As per the Ministry of Science, the Korean Positioning System (KPS) is slated to be launched in 2034 after the development of a ground test site in 2021 and the development of core satellite navigation technology in 2022. A total of seven navigation satellites including three geostationary ones will be launched and operated for the construction of the KPS.
According to the Korea Aerospace Research Institute and industry source, minimum four satellites must be in the orbit to use GPS services. Furthermore, the GPS needs at least 24 satellites to cover the entire globe.
South Korea doesn’t have any GPS satellites of its own, so the country is totally dependent on GPS satellites of countries like the US. But, in the case of a looming crisis such as a conflict, signals can be blocked by countries with GPSs such as the US and Russia to prevent their enemy forces from using them.

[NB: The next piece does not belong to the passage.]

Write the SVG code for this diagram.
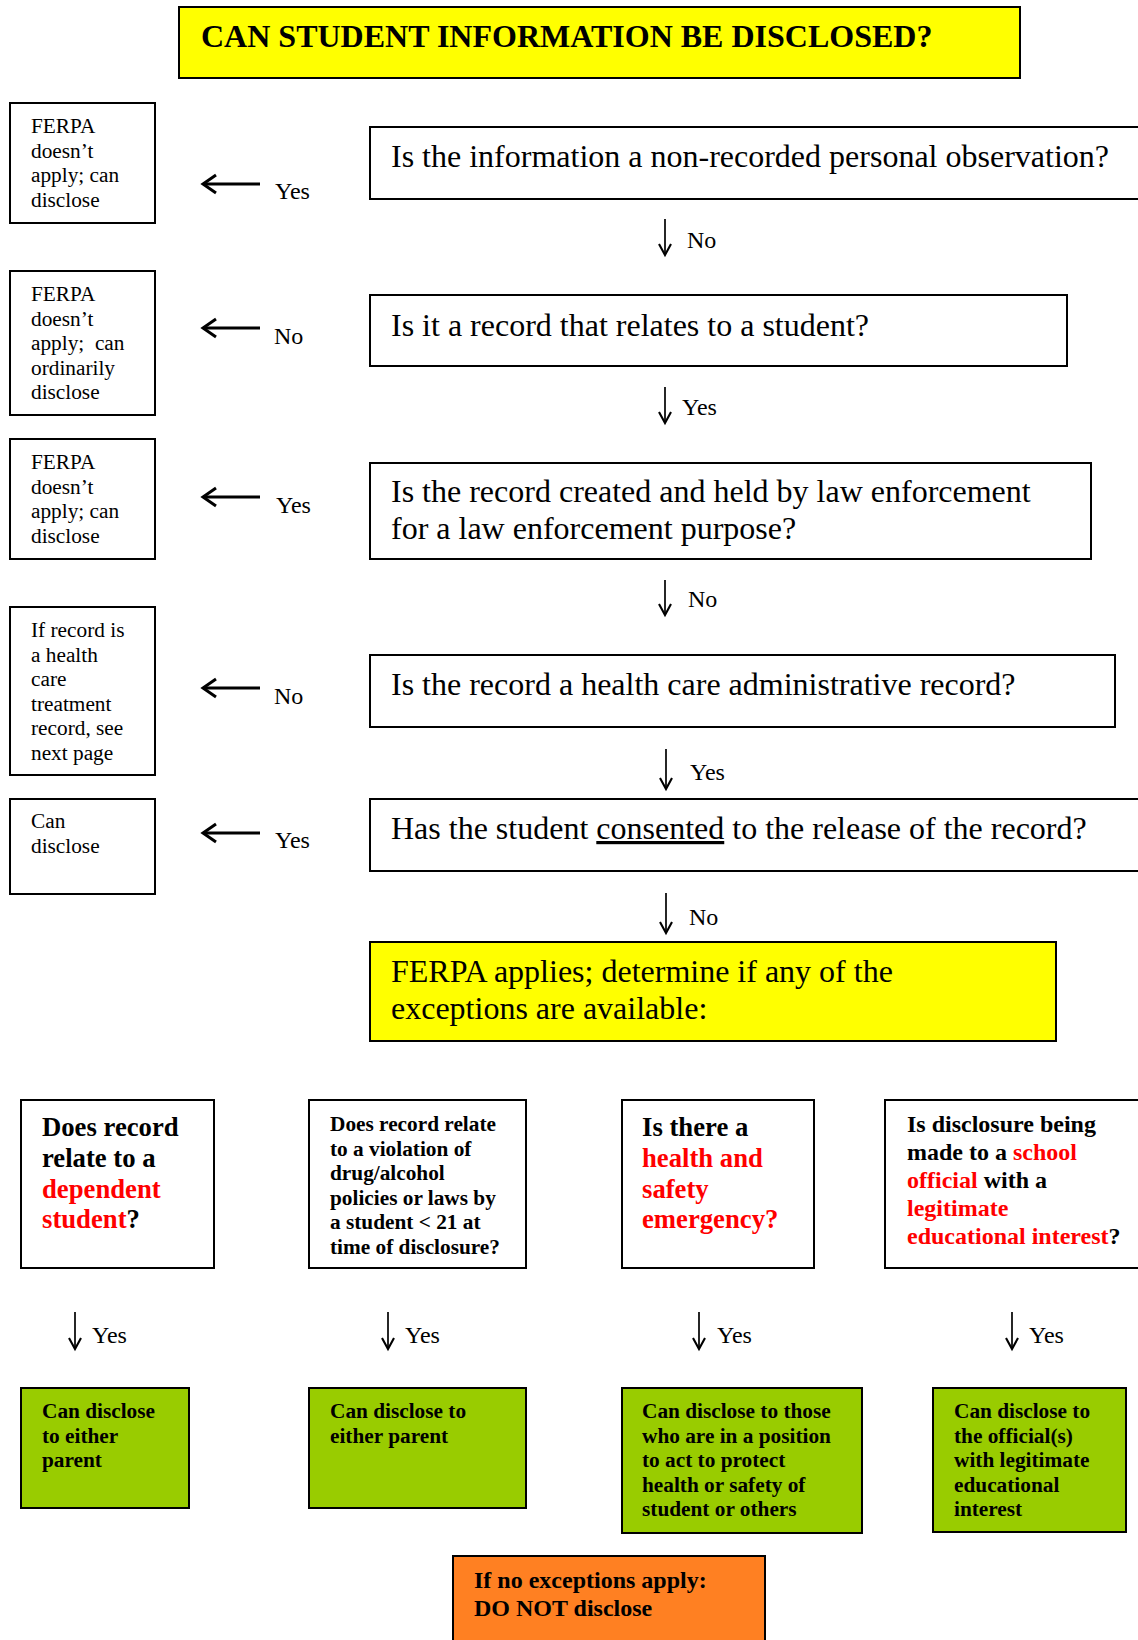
<svg xmlns="http://www.w3.org/2000/svg" width="1138" height="1640" viewBox="0 0 1138 1640">
<style>
  text { font-family: "Liberation Serif", "Times New Roman", serif; fill: #000; }
  .box { fill: #fff; stroke: #000; stroke-width: 2; }
  .yel { fill: #FFFF00; stroke: #000; stroke-width: 2; }
  .grn { fill: #99CC00; stroke: #000; stroke-width: 2; }
  .org { fill: #FF8022; stroke: #000; stroke-width: 2; }
  .s21 { font-size: 21.3px; }
  .s24 { font-size: 24px; }
  .s27 { font-size: 26.7px; }
  .q { font-size: 32px; }
  .b { font-weight: bold; }
  .red { fill: #FF0000; }
  .ttl { font-size: 32px; font-weight: bold; }
  .ld { fill: none; stroke: #000; stroke-width: 1.7; marker-end: url(#hd); }
  .ll { fill: none; stroke: #000; stroke-width: 3; marker-end: url(#hl); }
</style>
<defs>
  <marker id="hd" viewBox="-14 -8 18 16" refX="0" refY="0" markerWidth="18" markerHeight="16" markerUnits="userSpaceOnUse" orient="auto">
    <path d="M-11,-6 L0,0 L-11,6" fill="none" stroke="#000" stroke-width="2.1"/>
  </marker>
  <marker id="hl" viewBox="-16 -11 22 22" refX="0" refY="0" markerWidth="22" markerHeight="22" markerUnits="userSpaceOnUse" orient="auto">
    <path d="M-13,-9 L0,0 L-13,9" fill="none" stroke="#000" stroke-width="3"/>
  </marker>
</defs>

<g id="title">
  <rect class="yel" x="179" y="7" width="841" height="71"/>
  <text class="ttl" x="201" y="47">CAN STUDENT INFORMATION BE DISCLOSED?</text>
</g>

<g id="q1">
  <rect class="box" x="370" y="127" width="790" height="72"/>
  <text class="q" x="391" y="167">Is the information a non-recorded personal observation?</text>
</g>
<g id="q2">
  <rect class="box" x="370" y="295" width="697" height="71"/>
  <text class="q" x="391" y="336">Is it a record that relates to a student?</text>
</g>
<g id="q3">
  <rect class="box" x="370" y="463" width="721" height="96"/>
  <text class="q"><tspan x="391" y="502">Is the record created and held by law enforcement</tspan><tspan x="391" y="539">for a law enforcement purpose?</tspan></text>
</g>
<g id="q4">
  <rect class="box" x="370" y="655" width="745" height="72"/>
  <text class="q" x="391" y="695">Is the record a health care administrative record?</text>
</g>
<g id="q5">
  <rect class="box" x="370" y="799" width="790" height="72"/>
  <text class="q" x="391" y="839">Has the student <tspan style="text-decoration:underline">consented</tspan> to the release of the record?</text>
</g>
<g id="ferpa-applies">
  <rect class="yel" x="370" y="942" width="686" height="99"/>
  <text class="q"><tspan x="391" y="982">FERPA applies; determine if any of the</tspan><tspan x="391" y="1019">exceptions are available:</tspan></text>
</g>

<g id="a1">
  <rect class="box" x="10" y="103" width="145" height="120"/>
  <text class="s21"><tspan x="31" y="133">FERPA</tspan><tspan x="31" y="157.5">doesn’t</tspan><tspan x="31" y="182">apply; can</tspan><tspan x="31" y="206.5">disclose</tspan></text>
</g>
<g id="a2">
  <rect class="box" x="10" y="271" width="145" height="144"/>
  <text class="s21"><tspan x="31" y="301">FERPA</tspan><tspan x="31" y="325.5">doesn’t</tspan><tspan x="31" y="350">apply;&#160; can</tspan><tspan x="31" y="374.5">ordinarily</tspan><tspan x="31" y="399">disclose</tspan></text>
</g>
<g id="a3">
  <rect class="box" x="10" y="439" width="145" height="120"/>
  <text class="s21"><tspan x="31" y="469">FERPA</tspan><tspan x="31" y="493.5">doesn’t</tspan><tspan x="31" y="518">apply; can</tspan><tspan x="31" y="542.5">disclose</tspan></text>
</g>
<g id="a4">
  <rect class="box" x="10" y="607" width="145" height="168"/>
  <text class="s21"><tspan x="31" y="637">If record is</tspan><tspan x="31" y="661.5">a health</tspan><tspan x="31" y="686">care</tspan><tspan x="31" y="710.5">treatment</tspan><tspan x="31" y="735">record, see</tspan><tspan x="31" y="759.5">next page</tspan></text>
</g>
<g id="a5">
  <rect class="box" x="10" y="799" width="145" height="95"/>
  <text class="s21"><tspan x="31" y="828">Can</tspan><tspan x="31" y="852.5">disclose</tspan></text>
</g>

<g id="e1">
  <rect class="box" x="21" y="1100" width="193" height="168"/>
  <text class="s27 b"><tspan x="42" y="1136">Does record</tspan><tspan x="42" y="1167">relate to a</tspan><tspan x="42" y="1198" class="red">dependent</tspan><tspan x="42" y="1228"><tspan class="red">student</tspan>?</tspan></text>
</g>
<g id="e2">
  <rect class="box" x="309" y="1100" width="217" height="168"/>
  <text class="s21 b"><tspan x="330" y="1131">Does record relate</tspan><tspan x="330" y="1155.5">to a violation of</tspan><tspan x="330" y="1180">drug/alcohol</tspan><tspan x="330" y="1204.5">policies or laws by</tspan><tspan x="330" y="1229">a student &lt; 21 at</tspan><tspan x="330" y="1253.5">time of disclosure?</tspan></text>
</g>
<g id="e3">
  <rect class="box" x="622" y="1100" width="192" height="168"/>
  <text class="s27 b"><tspan x="642" y="1136">Is there a</tspan><tspan x="642" y="1167" class="red">health and</tspan><tspan x="642" y="1198" class="red">safety</tspan><tspan x="642" y="1228" class="red">emergency?</tspan></text>
</g>
<g id="e4">
  <rect class="box" x="885" y="1100" width="270" height="168"/>
  <text class="s24 b"><tspan x="907" y="1132">Is disclosure being</tspan><tspan x="907" y="1160">made to a <tspan class="red">school</tspan></tspan><tspan x="907" y="1188"><tspan class="red">official</tspan> with a</tspan><tspan x="907" y="1216" class="red">legitimate</tspan><tspan x="907" y="1244"><tspan class="red">educational interest</tspan>?</tspan></text>
</g>

<g id="r1">
  <rect class="grn" x="21" y="1388" width="168" height="120"/>
  <text class="s21 b"><tspan x="42" y="1418">Can disclose</tspan><tspan x="42" y="1442.5">to either</tspan><tspan x="42" y="1467">parent</tspan></text>
</g>
<g id="r2">
  <rect class="grn" x="309" y="1388" width="217" height="120"/>
  <text class="s21 b"><tspan x="330" y="1418">Can disclose to</tspan><tspan x="330" y="1442.5">either parent</tspan></text>
</g>
<g id="r3">
  <rect class="grn" x="622" y="1388" width="240" height="145"/>
  <text class="s21 b"><tspan x="642" y="1418">Can disclose to those</tspan><tspan x="642" y="1442.5">who are in a position</tspan><tspan x="642" y="1467">to act to protect</tspan><tspan x="642" y="1491.5">health or safety of</tspan><tspan x="642" y="1516">student or others</tspan></text>
</g>
<g id="r4">
  <rect class="grn" x="933" y="1388" width="193" height="144"/>
  <text class="s21 b"><tspan x="954" y="1418">Can disclose to</tspan><tspan x="954" y="1442.5">the official(s)</tspan><tspan x="954" y="1467">with legitimate</tspan><tspan x="954" y="1491.5">educational</tspan><tspan x="954" y="1516">interest</tspan></text>
</g>
<g id="no-exceptions">
  <rect class="org" x="453" y="1556" width="312" height="100"/>
  <text class="s24 b"><tspan x="474" y="1588">If no exceptions apply:</tspan><tspan x="474" y="1616">DO NOT disclose</tspan></text>
</g>

<g id="connectors">
  <path class="ll" d="M260,184 H203"/>
  <text class="s24" x="275" y="199">Yes</text>
  <path class="ll" d="M260,328 H203"/>
  <text class="s24" x="274" y="344">No</text>
  <path class="ll" d="M260,497 H203"/>
  <text class="s24" x="276" y="513">Yes</text>
  <path class="ll" d="M260,688 H203"/>
  <text class="s24" x="274" y="704">No</text>
  <path class="ll" d="M260,833 H203"/>
  <text class="s24" x="275" y="848">Yes</text>

  <path class="ld" d="M665,219 V255"/>
  <text class="s24" x="687" y="248">No</text>
  <path class="ld" d="M665,387 V423"/>
  <text class="s24" x="682" y="415">Yes</text>
  <path class="ld" d="M665,580 V615"/>
  <text class="s24" x="688" y="607">No</text>
  <path class="ld" d="M666,749 V789"/>
  <text class="s24" x="690" y="780">Yes</text>
  <path class="ld" d="M666,893 V933"/>
  <text class="s24" x="689" y="925">No</text>

  <path class="ld" d="M75,1312 V1349"/>
  <text class="s24" x="92" y="1343">Yes</text>
  <path class="ld" d="M388,1312 V1349"/>
  <text class="s24" x="405" y="1343">Yes</text>
  <path class="ld" d="M699,1312 V1349"/>
  <text class="s24" x="717" y="1343">Yes</text>
  <path class="ld" d="M1012,1312 V1349"/>
  <text class="s24" x="1029" y="1343">Yes</text>
</g>
</svg>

This possibility necessitated the development of Korean GPS.
“As the GPS becomes a necessity in everyday life, broken signals for any reason can set off a nationwide chaos,” said an official for satellite navigation at the Korea Aerospace Research Institute (KARI).
Building the KPS also has the added advantage of increasing the accuracy of the GPS. In 2034, when the KPS comprising of seven satellites will be completed, the error range of the GPS in Korea which is about 10 meters now will be reduced to less than one meter.